Most of us don't have visitations from angels with the news that God has something totally new in store for us. But Mary did, and so did Sarah, who was informed that she would bear a son in her advanced old age. She laughed! But both of them participated in God's vision for the world by doing their part.
As this new year begins I'm wondering how we're doing in encouraging the elders in our congregations to listen for God's call as to their part in the continuing process of expanding God's reign of love, mercy and peace. Or maybe I should ask, are we helping them imagine themselves as agents of God's love, mercy and peace in the world? If you suggested this, would they laugh? Do we even believe that a new sense of mission and agency is even possible for them?
One of the reasons I was able to step out and follow God's call on my life was that I was a member of a congregation that encouraged its members to listen for and respond to God's callings. This congregation responded to my sense of call with affirmation and sent me off to seminary with its blessing. And it was not just my call that was affirmed--I saw many other members of that congregation encouraged to new ventures in God's name with the congregation's affirmation and support. Since that time more than twenty years ago I've realized how few congregations are really good at helping members discern the call of God in their lives and how far fewer are even thinking about challenging their older members to listen for and act on God's call.
I asked an older adult at the beginning of last year what she was looking forward to for the year 2011. She had a hard time answering the question. She did say that she'd really like to serve on her church's governing board, but she knew that she'd never be asked to do that, because of her age. This is a community that she'd been a part of and contributed to in significant ways for several decades. It had been the center of her life. Now she feels very much pushed to the sidelines.
Serving on boards and committees is not every older adult's "cup of tea." But do we bother to ask what is? Have we written off our older adult members as recipients of a new call for this stage of their life journey? If we have, aren't we wasting an awful lot of talent, knowledge, expertise and passion? In this time of the increasing greying of our population in general and the increasing greying of churches in particular, is it perhaps time to frame this aging trend as less of a problem and more of an opportunity?

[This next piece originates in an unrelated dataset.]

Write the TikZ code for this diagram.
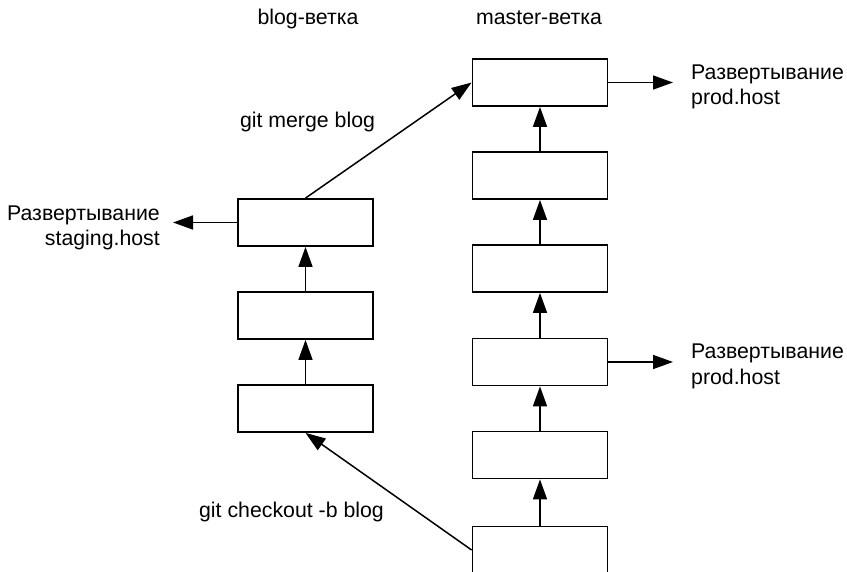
\documentclass[tikz,border=0pt]{standalone}
\usepackage{fontspec}
\setmainfont{Liberation Sans}
\usetikzlibrary{arrows.meta}
\begin{document}
\begin{tikzpicture}[x=1pt,y=-1pt,
  commit/.style={draw, line width=1.8pt, minimum width=135pt, minimum height=47pt, inner sep=0pt, fill=white},
  arr/.style={line width=1.5pt, -{Triangle[length=20pt,width=14pt]}},
  lbl/.style={inner sep=0pt, font=\fontsize{21.3}{25.7}\selectfont}
]
\useasboundingbox (0,0) rectangle (847,572);
% master branch
\node[commit] (m1) at (540,82.5) {};
\node[commit] (m2) at (540,175.5) {};
\node[commit] (m3) at (540,268.5) {};
\node[commit] (m4) at (540,362) {};
\node[commit] (m5) at (540,455) {};
\node[commit] (m6) at (540,550) {};
% blog branch
\node[commit] (b1) at (305.5,222.5) {};
\node[commit] (b2) at (305.5,315.5) {};
\node[commit] (b3) at (305.5,408.5) {};
% headers
\node[lbl, anchor=base] (hb) at (308,25) {blog-ветка};
\node[lbl, anchor=base] (hm) at (539,25) {master-ветка};
% labels
\node[lbl, anchor=base] (lmerge) at (307.5,128) {git merge blog};
\node[lbl, anchor=base] (lcheck) at (291.5,517) {git checkout -b blog};
\node[lbl, anchor=base west, align=left] (p1) at (691,105) {Развертывание\\prod.host};
\node[lbl, anchor=base west, align=left] (p2) at (691,384.5) {Развертывание\\prod.host};
\node[lbl, anchor=base east, align=right] (s1) at (160,246) {Развертывание\\staging.host};
% deploy arrow ends
\coordinate (e1) at (673,82.5);
\coordinate (e2) at (673,362);
\coordinate (e3) at (173,222.5);
% master chain
\draw[arr] (m6) -- (m5);
\draw[arr] (m5) -- (m4);
\draw[arr] (m4) -- (m3);
\draw[arr] (m3) -- (m2);
\draw[arr] (m2) -- (m1);
% blog chain
\draw[arr] (b3) -- (b2);
\draw[arr] (b2) -- (b1);
% branch / merge
\draw[arr] (m6.west) -- (b3.south);
\draw[arr] (b1.north) -- (m1.west);
% deploys
\draw[arr] (m1.east) -- (e1);
\draw[arr] (m4.east) -- (e2);
\draw[arr] (b1.west) -- (e3);
\end{tikzpicture}
\end{document}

All of us need meaning and purpose in our lives. Many of us find at least a large portion of that in our vocations and work lives. Most of the retired older adults in our congregations no longer have that same vocational identity and work. But they still have the need for meaning and purpose. What place is better than a congregation to give assistance in helping them find places of meaning and purpose at this stage in their lives? And how might we assist them in listening for and believing that there is something new for them in this New Year?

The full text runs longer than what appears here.